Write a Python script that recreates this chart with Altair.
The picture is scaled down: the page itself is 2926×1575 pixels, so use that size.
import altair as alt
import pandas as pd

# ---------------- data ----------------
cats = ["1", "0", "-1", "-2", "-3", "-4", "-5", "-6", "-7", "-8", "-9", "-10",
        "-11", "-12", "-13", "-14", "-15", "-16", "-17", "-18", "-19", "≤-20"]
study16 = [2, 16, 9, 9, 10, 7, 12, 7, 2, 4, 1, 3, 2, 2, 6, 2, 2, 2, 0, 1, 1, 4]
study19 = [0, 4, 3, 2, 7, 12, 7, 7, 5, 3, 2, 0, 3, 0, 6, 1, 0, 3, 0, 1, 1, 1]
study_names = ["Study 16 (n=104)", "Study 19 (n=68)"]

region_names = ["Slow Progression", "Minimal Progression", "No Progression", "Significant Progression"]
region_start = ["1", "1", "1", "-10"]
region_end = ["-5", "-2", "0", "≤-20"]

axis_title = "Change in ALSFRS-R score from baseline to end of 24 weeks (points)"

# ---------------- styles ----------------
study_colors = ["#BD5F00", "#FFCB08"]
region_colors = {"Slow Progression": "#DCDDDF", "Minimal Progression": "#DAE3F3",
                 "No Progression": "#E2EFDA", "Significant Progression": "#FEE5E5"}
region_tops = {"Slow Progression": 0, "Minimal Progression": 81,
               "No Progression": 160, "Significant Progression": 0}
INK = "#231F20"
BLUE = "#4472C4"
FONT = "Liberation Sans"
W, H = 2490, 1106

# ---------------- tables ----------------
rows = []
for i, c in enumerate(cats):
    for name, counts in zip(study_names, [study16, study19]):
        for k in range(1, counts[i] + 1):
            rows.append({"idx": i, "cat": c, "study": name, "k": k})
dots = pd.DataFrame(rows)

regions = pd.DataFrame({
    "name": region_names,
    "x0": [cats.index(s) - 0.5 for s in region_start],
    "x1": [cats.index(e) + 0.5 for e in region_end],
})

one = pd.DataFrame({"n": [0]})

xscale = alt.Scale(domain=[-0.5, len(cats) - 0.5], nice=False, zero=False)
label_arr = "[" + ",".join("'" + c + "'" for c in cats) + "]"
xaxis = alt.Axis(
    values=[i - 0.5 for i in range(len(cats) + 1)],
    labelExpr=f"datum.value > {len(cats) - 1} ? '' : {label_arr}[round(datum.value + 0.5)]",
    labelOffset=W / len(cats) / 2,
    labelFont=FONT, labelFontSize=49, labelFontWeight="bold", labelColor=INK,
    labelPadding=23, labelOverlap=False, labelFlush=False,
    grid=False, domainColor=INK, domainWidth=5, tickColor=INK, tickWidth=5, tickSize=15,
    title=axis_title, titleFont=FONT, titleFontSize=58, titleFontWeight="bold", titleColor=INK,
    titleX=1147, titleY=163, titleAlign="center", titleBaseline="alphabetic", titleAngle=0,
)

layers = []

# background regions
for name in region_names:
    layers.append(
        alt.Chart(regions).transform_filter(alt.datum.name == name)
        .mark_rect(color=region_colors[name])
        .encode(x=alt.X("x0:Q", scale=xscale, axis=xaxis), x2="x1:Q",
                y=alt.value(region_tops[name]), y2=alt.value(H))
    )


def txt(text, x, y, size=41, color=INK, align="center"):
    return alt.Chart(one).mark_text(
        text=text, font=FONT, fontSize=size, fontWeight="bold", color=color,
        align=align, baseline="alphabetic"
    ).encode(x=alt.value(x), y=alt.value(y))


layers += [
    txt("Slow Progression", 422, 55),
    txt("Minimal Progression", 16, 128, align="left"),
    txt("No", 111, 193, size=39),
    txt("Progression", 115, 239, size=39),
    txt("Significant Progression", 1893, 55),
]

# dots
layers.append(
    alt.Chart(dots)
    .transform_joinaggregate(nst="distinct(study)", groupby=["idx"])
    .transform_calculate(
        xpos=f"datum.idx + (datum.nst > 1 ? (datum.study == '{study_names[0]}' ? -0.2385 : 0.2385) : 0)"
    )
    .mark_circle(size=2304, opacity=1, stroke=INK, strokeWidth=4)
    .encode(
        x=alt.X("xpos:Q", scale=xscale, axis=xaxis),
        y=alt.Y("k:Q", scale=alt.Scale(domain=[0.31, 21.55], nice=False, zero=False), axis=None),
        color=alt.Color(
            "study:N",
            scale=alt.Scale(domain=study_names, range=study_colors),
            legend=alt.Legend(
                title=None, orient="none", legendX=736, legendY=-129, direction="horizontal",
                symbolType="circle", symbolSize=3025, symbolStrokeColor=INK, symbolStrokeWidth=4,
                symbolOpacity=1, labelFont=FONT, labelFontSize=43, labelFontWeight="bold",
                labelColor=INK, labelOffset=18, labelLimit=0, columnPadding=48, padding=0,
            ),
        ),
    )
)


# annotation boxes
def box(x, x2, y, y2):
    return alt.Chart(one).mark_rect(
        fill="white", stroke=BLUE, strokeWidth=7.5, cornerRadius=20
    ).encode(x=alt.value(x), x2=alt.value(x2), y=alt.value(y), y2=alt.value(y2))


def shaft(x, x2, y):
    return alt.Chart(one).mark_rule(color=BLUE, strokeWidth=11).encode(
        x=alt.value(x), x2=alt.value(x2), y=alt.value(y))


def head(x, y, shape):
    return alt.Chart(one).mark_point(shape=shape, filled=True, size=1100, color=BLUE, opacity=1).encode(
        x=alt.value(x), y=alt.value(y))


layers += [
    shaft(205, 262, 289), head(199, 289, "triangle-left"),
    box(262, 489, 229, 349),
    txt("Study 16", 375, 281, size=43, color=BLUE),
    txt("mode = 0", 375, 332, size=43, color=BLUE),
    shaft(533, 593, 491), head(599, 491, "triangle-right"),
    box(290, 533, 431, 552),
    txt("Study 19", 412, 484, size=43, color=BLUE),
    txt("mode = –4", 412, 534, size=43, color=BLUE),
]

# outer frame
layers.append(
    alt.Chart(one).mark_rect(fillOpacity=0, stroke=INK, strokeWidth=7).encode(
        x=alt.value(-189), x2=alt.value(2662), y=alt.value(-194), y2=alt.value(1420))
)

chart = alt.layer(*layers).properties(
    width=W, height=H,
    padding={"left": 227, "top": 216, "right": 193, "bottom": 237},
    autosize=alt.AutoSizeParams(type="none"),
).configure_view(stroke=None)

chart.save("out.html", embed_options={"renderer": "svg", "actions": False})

◇ ◇ ◇

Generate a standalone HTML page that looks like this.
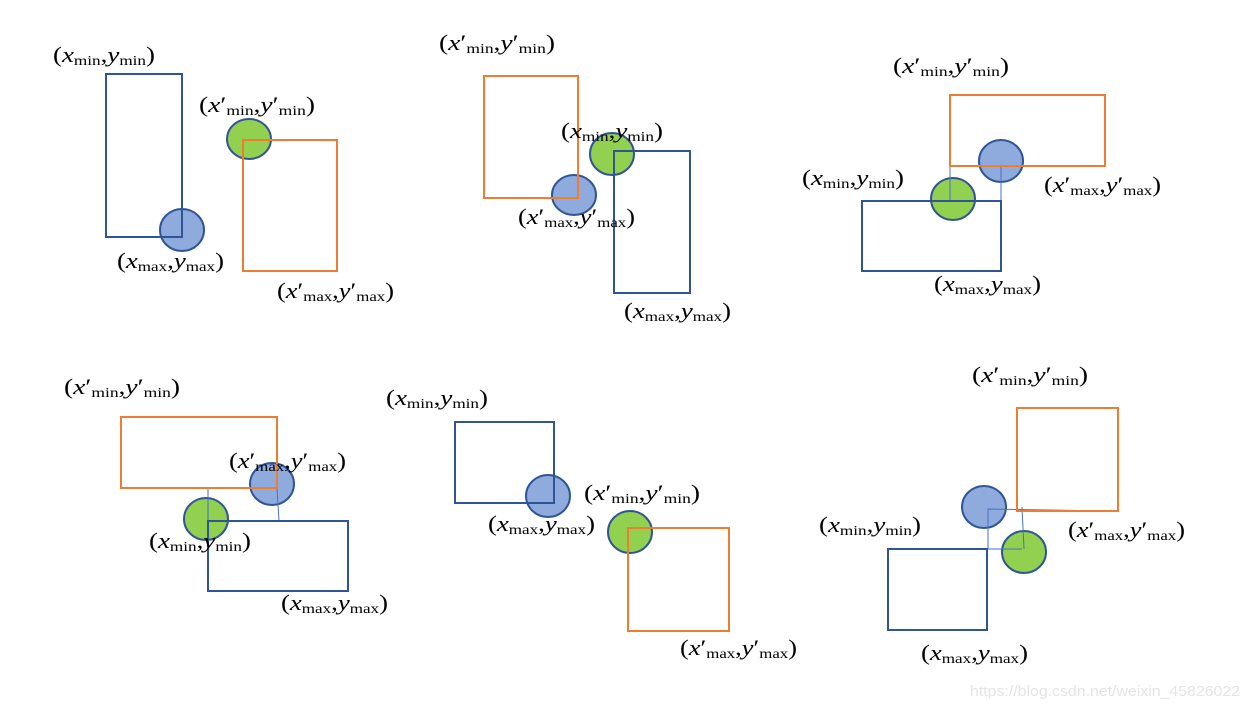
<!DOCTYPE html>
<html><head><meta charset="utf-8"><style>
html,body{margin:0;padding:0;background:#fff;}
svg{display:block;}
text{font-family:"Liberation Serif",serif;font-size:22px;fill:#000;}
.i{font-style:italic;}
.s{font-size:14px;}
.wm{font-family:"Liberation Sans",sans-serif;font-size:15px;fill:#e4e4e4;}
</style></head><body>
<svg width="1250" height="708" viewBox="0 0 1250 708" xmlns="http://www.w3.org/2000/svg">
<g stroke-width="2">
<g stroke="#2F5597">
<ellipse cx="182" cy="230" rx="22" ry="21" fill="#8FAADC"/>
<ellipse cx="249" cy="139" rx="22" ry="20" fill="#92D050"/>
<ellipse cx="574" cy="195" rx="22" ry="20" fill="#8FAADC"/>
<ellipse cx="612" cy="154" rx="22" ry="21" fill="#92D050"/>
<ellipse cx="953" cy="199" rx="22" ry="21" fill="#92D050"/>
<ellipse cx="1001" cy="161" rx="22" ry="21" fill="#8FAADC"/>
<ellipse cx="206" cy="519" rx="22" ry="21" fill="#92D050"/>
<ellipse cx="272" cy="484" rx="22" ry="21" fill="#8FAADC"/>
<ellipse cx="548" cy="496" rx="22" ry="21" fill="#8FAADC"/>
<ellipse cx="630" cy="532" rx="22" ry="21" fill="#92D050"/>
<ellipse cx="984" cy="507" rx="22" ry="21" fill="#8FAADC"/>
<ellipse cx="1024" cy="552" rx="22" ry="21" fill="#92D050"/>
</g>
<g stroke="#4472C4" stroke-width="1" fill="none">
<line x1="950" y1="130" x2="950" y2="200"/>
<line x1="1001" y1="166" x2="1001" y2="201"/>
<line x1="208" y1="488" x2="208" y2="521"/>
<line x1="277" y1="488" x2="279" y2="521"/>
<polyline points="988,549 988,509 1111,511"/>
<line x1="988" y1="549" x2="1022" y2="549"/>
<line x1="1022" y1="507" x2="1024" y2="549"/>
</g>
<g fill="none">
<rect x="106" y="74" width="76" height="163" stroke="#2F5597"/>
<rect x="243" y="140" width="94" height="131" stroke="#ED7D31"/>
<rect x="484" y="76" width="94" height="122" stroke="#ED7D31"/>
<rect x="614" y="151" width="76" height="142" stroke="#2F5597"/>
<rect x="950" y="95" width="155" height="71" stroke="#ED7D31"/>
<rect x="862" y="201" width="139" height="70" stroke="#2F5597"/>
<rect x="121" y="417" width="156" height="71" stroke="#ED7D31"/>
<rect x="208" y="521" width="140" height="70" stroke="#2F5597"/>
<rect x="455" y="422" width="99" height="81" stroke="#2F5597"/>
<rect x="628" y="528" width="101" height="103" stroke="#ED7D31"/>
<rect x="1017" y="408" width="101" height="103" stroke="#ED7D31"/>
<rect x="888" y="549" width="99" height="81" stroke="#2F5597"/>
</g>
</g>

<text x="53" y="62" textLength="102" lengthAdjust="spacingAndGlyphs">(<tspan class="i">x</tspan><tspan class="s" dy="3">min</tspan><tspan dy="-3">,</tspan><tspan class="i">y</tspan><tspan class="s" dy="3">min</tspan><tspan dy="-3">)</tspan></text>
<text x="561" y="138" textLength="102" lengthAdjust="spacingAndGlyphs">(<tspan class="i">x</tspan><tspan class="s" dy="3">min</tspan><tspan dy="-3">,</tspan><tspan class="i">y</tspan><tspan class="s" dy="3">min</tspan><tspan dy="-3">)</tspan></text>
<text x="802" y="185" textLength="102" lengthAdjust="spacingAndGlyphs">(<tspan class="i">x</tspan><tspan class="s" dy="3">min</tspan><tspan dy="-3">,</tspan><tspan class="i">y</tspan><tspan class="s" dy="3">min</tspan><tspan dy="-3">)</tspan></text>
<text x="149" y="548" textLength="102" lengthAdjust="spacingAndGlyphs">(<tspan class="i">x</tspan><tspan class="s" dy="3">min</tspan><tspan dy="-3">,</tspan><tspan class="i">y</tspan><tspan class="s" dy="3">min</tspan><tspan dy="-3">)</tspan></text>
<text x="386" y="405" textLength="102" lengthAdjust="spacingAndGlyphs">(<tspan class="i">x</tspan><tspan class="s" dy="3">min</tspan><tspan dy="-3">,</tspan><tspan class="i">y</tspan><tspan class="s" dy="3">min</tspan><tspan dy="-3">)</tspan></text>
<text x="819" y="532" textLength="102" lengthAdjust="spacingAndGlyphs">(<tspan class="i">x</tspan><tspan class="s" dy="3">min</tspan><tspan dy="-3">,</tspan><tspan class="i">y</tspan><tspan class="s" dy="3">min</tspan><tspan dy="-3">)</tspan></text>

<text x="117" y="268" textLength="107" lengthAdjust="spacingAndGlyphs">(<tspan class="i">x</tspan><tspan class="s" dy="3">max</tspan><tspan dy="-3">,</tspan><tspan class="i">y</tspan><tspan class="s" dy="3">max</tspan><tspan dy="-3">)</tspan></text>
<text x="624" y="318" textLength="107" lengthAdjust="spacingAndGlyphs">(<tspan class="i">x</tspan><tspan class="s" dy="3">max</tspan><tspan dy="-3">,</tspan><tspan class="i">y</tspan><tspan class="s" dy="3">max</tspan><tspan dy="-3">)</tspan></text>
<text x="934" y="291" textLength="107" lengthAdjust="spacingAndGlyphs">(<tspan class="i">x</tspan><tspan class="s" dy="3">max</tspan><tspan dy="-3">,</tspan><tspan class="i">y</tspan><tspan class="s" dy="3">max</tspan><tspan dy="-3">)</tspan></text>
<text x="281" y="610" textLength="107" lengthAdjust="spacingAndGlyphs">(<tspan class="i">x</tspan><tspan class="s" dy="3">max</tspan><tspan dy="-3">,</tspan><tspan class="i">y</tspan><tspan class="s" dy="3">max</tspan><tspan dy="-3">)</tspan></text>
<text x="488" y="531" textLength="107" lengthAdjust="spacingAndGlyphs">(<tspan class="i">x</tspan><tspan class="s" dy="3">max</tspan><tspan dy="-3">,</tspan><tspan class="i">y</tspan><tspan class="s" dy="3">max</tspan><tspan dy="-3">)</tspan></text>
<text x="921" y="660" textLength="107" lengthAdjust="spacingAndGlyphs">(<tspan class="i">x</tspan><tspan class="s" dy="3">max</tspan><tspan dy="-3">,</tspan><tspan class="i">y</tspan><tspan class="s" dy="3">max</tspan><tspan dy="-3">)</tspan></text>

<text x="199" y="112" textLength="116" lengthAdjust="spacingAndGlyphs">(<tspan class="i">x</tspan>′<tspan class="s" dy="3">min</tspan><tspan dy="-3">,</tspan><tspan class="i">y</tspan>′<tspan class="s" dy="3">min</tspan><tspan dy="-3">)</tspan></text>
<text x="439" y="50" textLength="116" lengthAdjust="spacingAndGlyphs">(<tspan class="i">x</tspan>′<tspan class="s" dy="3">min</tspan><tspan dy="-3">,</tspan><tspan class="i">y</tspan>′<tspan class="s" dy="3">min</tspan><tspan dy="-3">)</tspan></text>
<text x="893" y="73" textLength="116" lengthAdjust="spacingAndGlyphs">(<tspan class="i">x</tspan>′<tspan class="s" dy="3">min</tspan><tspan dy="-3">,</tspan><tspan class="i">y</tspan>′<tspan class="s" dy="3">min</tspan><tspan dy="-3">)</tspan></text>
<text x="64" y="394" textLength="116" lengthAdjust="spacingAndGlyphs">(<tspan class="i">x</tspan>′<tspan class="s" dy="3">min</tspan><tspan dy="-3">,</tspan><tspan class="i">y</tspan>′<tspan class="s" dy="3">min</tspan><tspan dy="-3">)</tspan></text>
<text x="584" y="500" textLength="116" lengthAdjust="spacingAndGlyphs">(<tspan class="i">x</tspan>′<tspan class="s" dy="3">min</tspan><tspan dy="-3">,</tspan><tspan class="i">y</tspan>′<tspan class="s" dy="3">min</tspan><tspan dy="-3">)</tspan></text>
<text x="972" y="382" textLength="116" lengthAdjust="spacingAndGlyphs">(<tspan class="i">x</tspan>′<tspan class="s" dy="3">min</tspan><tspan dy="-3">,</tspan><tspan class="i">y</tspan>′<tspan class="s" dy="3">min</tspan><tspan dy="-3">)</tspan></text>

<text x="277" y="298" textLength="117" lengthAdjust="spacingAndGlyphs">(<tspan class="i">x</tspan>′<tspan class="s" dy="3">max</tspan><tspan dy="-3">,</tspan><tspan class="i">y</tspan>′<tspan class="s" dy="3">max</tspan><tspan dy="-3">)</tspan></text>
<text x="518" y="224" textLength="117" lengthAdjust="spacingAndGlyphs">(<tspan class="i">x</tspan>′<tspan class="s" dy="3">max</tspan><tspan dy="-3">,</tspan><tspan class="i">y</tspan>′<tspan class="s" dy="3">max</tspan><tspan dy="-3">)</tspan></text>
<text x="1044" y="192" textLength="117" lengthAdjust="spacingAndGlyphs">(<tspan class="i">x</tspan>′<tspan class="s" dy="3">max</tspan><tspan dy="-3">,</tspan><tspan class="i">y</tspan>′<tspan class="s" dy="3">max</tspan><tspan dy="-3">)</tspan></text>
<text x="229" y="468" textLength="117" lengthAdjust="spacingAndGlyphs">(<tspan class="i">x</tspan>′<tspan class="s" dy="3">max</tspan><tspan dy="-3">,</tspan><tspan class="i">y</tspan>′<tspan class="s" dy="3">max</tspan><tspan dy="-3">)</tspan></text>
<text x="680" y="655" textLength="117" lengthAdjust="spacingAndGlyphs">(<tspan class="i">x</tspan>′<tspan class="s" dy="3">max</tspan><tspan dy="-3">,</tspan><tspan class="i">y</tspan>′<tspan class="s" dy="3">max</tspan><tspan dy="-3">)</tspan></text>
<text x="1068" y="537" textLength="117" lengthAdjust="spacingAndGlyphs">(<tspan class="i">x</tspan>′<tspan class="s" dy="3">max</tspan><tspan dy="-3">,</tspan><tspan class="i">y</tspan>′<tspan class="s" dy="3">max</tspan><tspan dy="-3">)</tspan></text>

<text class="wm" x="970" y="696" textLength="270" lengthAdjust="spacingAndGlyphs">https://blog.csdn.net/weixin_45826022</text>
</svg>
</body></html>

◇ ◇ ◇

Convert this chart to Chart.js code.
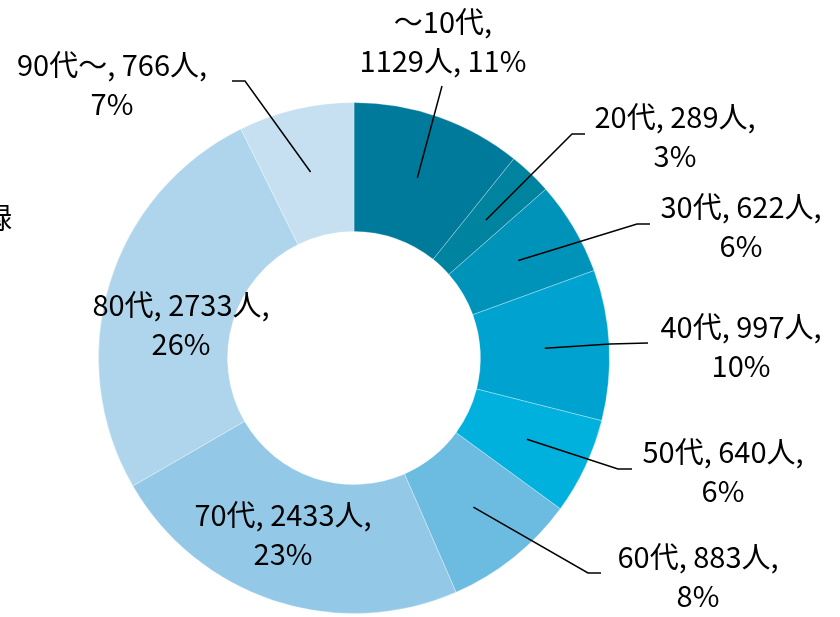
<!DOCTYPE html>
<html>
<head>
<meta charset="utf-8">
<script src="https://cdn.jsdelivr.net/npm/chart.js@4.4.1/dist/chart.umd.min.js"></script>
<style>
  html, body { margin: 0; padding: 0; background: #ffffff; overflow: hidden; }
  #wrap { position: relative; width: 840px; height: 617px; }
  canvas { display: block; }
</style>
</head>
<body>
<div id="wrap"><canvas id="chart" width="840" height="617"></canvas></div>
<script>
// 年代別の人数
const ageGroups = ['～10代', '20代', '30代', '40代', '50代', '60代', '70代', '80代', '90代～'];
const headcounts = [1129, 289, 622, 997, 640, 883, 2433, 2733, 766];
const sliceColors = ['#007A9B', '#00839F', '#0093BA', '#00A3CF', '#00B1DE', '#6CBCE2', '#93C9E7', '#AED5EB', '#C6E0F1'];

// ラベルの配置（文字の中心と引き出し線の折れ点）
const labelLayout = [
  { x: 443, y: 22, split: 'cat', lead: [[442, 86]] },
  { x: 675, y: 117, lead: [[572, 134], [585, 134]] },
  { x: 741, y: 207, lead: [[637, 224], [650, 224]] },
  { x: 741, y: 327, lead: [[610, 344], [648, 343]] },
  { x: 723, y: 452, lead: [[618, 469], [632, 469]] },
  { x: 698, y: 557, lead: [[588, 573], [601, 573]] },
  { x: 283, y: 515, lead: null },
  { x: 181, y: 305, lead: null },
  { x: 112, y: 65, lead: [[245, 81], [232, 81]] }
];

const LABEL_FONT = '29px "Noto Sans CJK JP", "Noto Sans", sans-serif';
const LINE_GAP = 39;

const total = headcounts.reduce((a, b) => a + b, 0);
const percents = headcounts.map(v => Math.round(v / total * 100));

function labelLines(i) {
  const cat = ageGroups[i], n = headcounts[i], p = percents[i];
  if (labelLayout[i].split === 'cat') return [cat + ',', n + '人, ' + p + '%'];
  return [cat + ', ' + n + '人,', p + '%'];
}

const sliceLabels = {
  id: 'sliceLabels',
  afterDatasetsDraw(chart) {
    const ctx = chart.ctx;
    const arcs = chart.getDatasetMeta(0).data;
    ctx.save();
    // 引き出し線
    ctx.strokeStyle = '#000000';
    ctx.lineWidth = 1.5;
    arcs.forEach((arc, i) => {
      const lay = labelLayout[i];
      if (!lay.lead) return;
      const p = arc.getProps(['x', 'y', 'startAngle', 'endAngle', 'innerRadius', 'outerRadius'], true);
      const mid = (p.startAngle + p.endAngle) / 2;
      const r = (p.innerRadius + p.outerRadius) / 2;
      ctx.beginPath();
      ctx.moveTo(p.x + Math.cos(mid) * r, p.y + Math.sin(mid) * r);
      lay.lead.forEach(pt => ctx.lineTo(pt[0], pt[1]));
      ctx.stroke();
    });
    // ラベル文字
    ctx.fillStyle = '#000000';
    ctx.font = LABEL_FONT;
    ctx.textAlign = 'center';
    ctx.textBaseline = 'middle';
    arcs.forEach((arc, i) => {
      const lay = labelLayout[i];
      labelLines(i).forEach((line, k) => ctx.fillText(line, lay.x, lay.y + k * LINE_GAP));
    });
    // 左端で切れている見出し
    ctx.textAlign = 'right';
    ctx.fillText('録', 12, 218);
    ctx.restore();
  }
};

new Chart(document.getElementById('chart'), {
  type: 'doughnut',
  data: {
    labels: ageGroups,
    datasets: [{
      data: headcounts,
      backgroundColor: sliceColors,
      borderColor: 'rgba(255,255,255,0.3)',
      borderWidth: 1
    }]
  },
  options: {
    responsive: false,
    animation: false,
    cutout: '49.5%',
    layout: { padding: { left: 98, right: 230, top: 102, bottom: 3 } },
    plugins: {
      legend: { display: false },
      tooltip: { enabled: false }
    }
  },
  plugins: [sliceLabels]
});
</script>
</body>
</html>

◇ ◇ ◇

:: What this task involves ::
Taking the material above, give again exactly the lines from the one holding "Convert this chart to Chart.js code." through the one holding "const percents = headcounts.map(v", with both ends and without pictures.

:: Solution to this exercise ::
Convert this chart to Chart.js code.
<!DOCTYPE html>
<html>
<head>
<meta charset="utf-8">
<script src="https://cdn.jsdelivr.net/npm/chart.js@4.4.1/dist/chart.umd.min.js"></script>
<style>
  html, body { margin: 0; padding: 0; background: #ffffff; overflow: hidden; }
  #wrap { position: relative; width: 840px; height: 617px; }
  canvas { display: block; }
</style>
</head>
<body>
<div id="wrap"><canvas id="chart" width="840" height="617"></canvas></div>
<script>
// 年代別の人数
const ageGroups = ['～10代', '20代', '30代', '40代', '50代', '60代', '70代', '80代', '90代～'];
const headcounts = [1129, 289, 622, 997, 640, 883, 2433, 2733, 766];
const sliceColors = ['#007A9B', '#00839F', '#0093BA', '#00A3CF', '#00B1DE', '#6CBCE2', '#93C9E7', '#AED5EB', '#C6E0F1'];

// ラベルの配置（文字の中心と引き出し線の折れ点）
const labelLayout = [
  { x: 443, y: 22, split: 'cat', lead: [[442, 86]] },
  { x: 675, y: 117, lead: [[572, 134], [585, 134]] },
  { x: 741, y: 207, lead: [[637, 224], [650, 224]] },
  { x: 741, y: 327, lead: [[610, 344], [648, 343]] },
  { x: 723, y: 452, lead: [[618, 469], [632, 469]] },
  { x: 698, y: 557, lead: [[588, 573], [601, 573]] },
  { x: 283, y: 515, lead: null },
  { x: 181, y: 305, lead: null },
  { x: 112, y: 65, lead: [[245, 81], [232, 81]] }
];

const LABEL_FONT = '29px "Noto Sans CJK JP", "Noto Sans", sans-serif';
const LINE_GAP = 39;

const total = headcounts.reduce((a, b) => a + b, 0);
const percents = headcounts.map(v => Math.round(v / total * 100));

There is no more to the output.